Meine Damen und Herren! Eine antifaschistische Klausel, wie es heißt, als Staatszielbestimmung, so wie Sie dies wollen, vermittelt den Eindruck, die Verfassung des Freistaates sei gegenüber anderen Gefahren blind. Das ist gerade nicht der Fall. Wir haben eine freiheitlichdemokratische Grundordnung,

(Prof. Dr. Peter Porsch, Linksfraktion.PDS: Wie kommen Sie auf die Idee?)

und diese Grundordnung mit ihrer Verfassung ist wehrhaft, und sie muss wehrhaft bleiben, und zwar gegenüber jeglichen verfassungsfeindlichen Richtungen.

(Beifall bei der CDU, der SPD, der FDP und den GRÜNEN)

Gerade vor dem Hintergrund dieser unsäglichen Tat in Sachsen-Anhalt, auf die Sie sich eben bezogen haben, zeigt die Verfassungswirklichkeit, dass der Schutz der Verfassung und der Einzelnen, die in diesem Verfassungsstaat leben, auch gelingt. Nach allen Richtungen ist die Verfassung wehrhaft, meine Damen und Herren. Sie wird auch wehrhaft bleiben. Gruppierungen und Einzelpersonen, die dies nicht einsehen oder einsehen wollen oder die ihrerseits Hand anlegen an diese freiheitlichdemokratische Grundordnung, müssen die ganze Härte des Gesetzes spüren, aus welchen Gründen und aus welchen Richtungen auch immer sie kommen mögen.

(Beifall bei der CDU, der SPD, der FDP und den GRÜNEN)

Meine Damen und Herren! Auch die Täter, wie Sie eben den Fall aus Sachsen-Anhalt, Herr Bartl, genannt haben, können auf der Basis des geltenden Rechtes bestraft werden, das ganz konkret Straftatbestände dieser Art vorsieht. Sie müssen bestraft werden, und sie werden auch bestraft werden, meine Damen und Herren. Wir müssen – das haben die vier anderen Fraktionen hier deutlich

gemacht – nicht etwa nur eine Diskussion auf die verfassungspolitische Bühne schieben, sondern Sie müssen die Diskussion ganz konkret mit extremistischen Kräften jedweder Natur, Herr Bartl, hier beispielsweise auf der politischen Bühne führen. Aber wir dürfen es nicht zulassen, dass irgendwelche Dinge zu einer Werteverschiebung unserer Verfassung dazu eingesetzt werden, politische Vehikel zu fahren. Wir werden Ihren Antrag auch vor dem Hintergrund dessen, was Sie heute ausgeführt haben, ablehnen.

Vielen Dank.

(Beifall bei der CDU, der SPD, der FDP und den GRÜNEN)

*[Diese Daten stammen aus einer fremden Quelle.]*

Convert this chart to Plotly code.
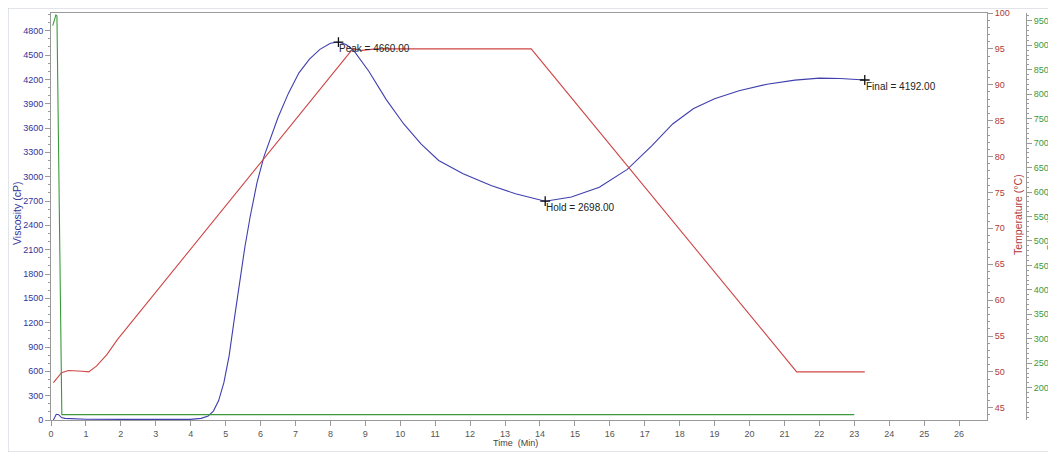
import plotly.graph_objects as go

# ---- data ----
visc_t = [0.07, 0.15, 0.22, 0.30, 0.40, 0.65, 1.0, 2.0, 3.0, 4.0, 4.3, 4.5, 4.65, 4.8, 4.95,
          5.1, 5.25, 5.4, 5.55, 5.7, 5.9, 6.1, 6.3, 6.5, 6.8, 7.1, 7.4, 7.7, 8.0, 8.23,
          8.45, 8.66, 9.1, 9.6, 10.1, 10.6, 11.1, 11.8, 12.6, 13.3, 14.15, 14.9, 15.7,
          16.5, 17.2, 17.8, 18.4, 19.0, 19.7, 20.5, 21.3, 22.0, 22.6, 23.3]
visc = [0, 70, 65, 30, 20, 15, 10, 8, 8, 8, 20, 50, 110, 240, 460,
        790, 1250, 1700, 2130, 2500, 2930, 3250, 3500, 3730, 4030, 4280, 4450, 4570, 4645, 4660,
        4630, 4560, 4300, 3950, 3650, 3400, 3200, 3035, 2890, 2790, 2698, 2750, 2870,
        3090, 3380, 3650, 3840, 3960, 4060, 4140, 4190, 4215, 4210, 4192]

temp_t = [0.07, 0.2, 0.3, 0.5, 0.7, 0.9, 1.08, 1.3, 1.6, 1.9, 8.64, 8.9, 9.3, 13.75, 21.35, 23.3]
temp = [48.5, 49.3, 49.9, 50.2, 50.2, 50.1, 50.0, 50.8, 52.4, 54.5, 95.0, 94.8, 95.0, 95.0, 50.0, 50.0]

speed_t = [0.05, 0.14, 0.17, 0.31, 23.0]
speed = [940, 962, 960, 145, 145]

marker_names = ["Peak", "Hold", "Final"]
marker_t = [8.23, 14.15, 23.3]
marker_v = [4660.00, 2698.00, 4192.00]

x_ticks = list(range(0, 27))
speed_ticks = list(range(200, 951, 50))

# ---- layout geometry (page pixels of the 1056x452 window; page body has an 8px margin) ----
OFF = 8
W, H = 1056 - OFF, 452 - OFF
PL, PR, PT, PB = 51, 987, 13, 420
def px(x): return (x - OFF) / W
def py(y): return 1 - (y - OFF) / H

BLUE = "#3f3fae"
RED = "#d04545"
GREEN = "#3a9a3a"
FONT = "Liberation Sans"

fig = go.Figure()
fig.add_trace(go.Scatter(x=visc_t, y=visc, mode="lines", line=dict(color=BLUE, width=1.1),
                         yaxis="y", showlegend=False, hoverinfo="skip"))
fig.add_trace(go.Scatter(x=temp_t, y=temp, mode="lines", line=dict(color=RED, width=1.1),
                         yaxis="y2", showlegend=False, hoverinfo="skip"))
fig.add_trace(go.Scatter(x=speed_t, y=speed, mode="lines", line=dict(color=GREEN, width=1.1),
                         yaxis="y3", showlegend=False, hoverinfo="skip"))
fig.add_trace(go.Scatter(x=marker_t, y=marker_v, mode="markers", yaxis="y",
                         marker=dict(symbol="cross-thin", size=7, line=dict(color="#111", width=1.3)),
                         showlegend=False, hoverinfo="skip"))

annotations = []
for n, t, v in zip(marker_names, marker_t, marker_v):
    annotations.append(dict(x=t, y=v, xref="x", yref="y", text=f"{n} = {v:.2f}",
                            showarrow=False, xanchor="left", yanchor="top", yshift=1, xshift=-1,
                            font=dict(family=FONT, size=10, color="#222")))
annotations += [
    dict(x=px(515), y=py(443), xref="paper", yref="paper", text="Time  (Min)", showarrow=False,
         font=dict(family=FONT, size=9, color="#444"), xanchor="center", yanchor="middle"),
    dict(x=px(17), y=py(214), xref="paper", yref="paper", text="Viscosity (cP)", showarrow=False,
         textangle=-90, font=dict(family=FONT, size=10.5, color="#333399"), xanchor="center", yanchor="middle"),
    dict(x=px(1018), y=py(215), xref="paper", yref="paper", text="Temperature (°C)", showarrow=False,
         textangle=-90, font=dict(family=FONT, size=10.5, color="#b03a3a"), xanchor="center", yanchor="middle"),
    dict(x=px(1051), y=py(222), xref="paper", yref="paper", text="Speed (rpm)", showarrow=False,
         textangle=-90, font=dict(family=FONT, size=10.5, color=GREEN), xanchor="center", yanchor="middle"),
]

AXC = "#9a9a9a"
fig.update_layout(
    width=W, height=H,
    margin=dict(l=0, r=0, t=0, b=0, pad=0, autoexpand=False),
    paper_bgcolor="white", plot_bgcolor="white",
    showlegend=False,
    xaxis=dict(domain=[px(PL), px(PR)], range=[0, 26.8], tickvals=x_ticks, automargin=False,
               ticks="outside", ticklen=5, tickcolor=AXC, showline=True, linecolor=AXC, mirror=True,
               showgrid=False, zeroline=False, tickfont=dict(family=FONT, size=9, color="#555")),
    yaxis=dict(domain=[py(PB), py(PT)], range=[0, 5018], dtick=300, tick0=0, automargin=False,
               ticks="outside", ticklen=5, tickcolor=AXC, showline=True, linecolor=AXC, mirror=True,
               showgrid=False, zeroline=False, tickfont=dict(family=FONT, size=9, color="#333399"),
               minor=dict(dtick=100, ticks="outside", ticklen=2, tickcolor=AXC)),
    yaxis2=dict(overlaying="y", side="right", anchor="x", range=[43.3, 100], dtick=5, tick0=0,
                automargin=False,
                ticks="outside", ticklen=5, tickcolor=AXC, showline=False,
                showgrid=False, zeroline=False, tickfont=dict(family=FONT, size=9, color="#b03a3a"),
                minor=dict(dtick=1, ticks="outside", ticklen=2, tickcolor=AXC)),
    yaxis3=dict(overlaying="y", side="right", anchor="free", position=px(1026), range=[134, 966],
                automargin=False, tickvals=speed_ticks,
                ticks="outside", ticklen=5, tickcolor=AXC, showline=True, linecolor=AXC,
                showgrid=False, zeroline=False, tickfont=dict(family=FONT, size=9, color=GREEN),
                minor=dict(dtick=10, ticks="outside", ticklen=2, tickcolor=AXC)),
    annotations=annotations,
    shapes=[dict(type="rect", xref="paper", yref="paper", x0=0, y0=0, x1=1, y1=1,
                 line=dict(color="#c4ccd6", width=1), layer="below")],
)

fig.write_html("out.html")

Gibt es weiteren Redebedarf? – Für die Fraktion der GRÜNEN Frau Hermenau, bitte.

Frau Präsidentin! Meine Damen und Herren Kollegen! Herr Abg. Bartl, Sie hatten eigentlich den Ausführungen des Kollegen Lichdi und des Kollegen Schiemann nichts wirklich entgegenzusetzen.

(Beifall bei den GRÜNEN und der CDU)

Das hat man daran gemerkt, dass Sie der Meinung waren, Sie würden diffamiert – das haben Sie als Bezichtigung hier in den Raum gestellt –, und Sie haben mit Gegenfragen zu anderen Staatszielen geantwortet. Sie sind der Debatte ausgewichen. Auf mich hat das eher trotzig gewirkt

(Beifall bei den GRÜNEN und der CDU)

und in keiner Weise so, als ob Sie Argumente abwägen würden. Die PDS hat öffentlich diesen Gesetzentwurf eingebracht. Sie müssen schon aushalten, dass wir ihn auch öffentlich diskutieren. Das müssen Sie ertragen.

(Beifall bei den GRÜNEN und der CDU)

Jetzt kommen wir einmal zur Substanz der Sache. Glauben Sie wirklich, dass die ostdeutschen Abgeordneten der Fraktion der NPD 1990 vom Himmel gefallen sind? Ist das Ihre Meinung? Sie sind natürlich nicht vom Himmel gefallen, sondern die sind gewachsen und gewuchert unter dem oberflächlichen Denkmal, die DDR wäre ein antifaschistischer Staat.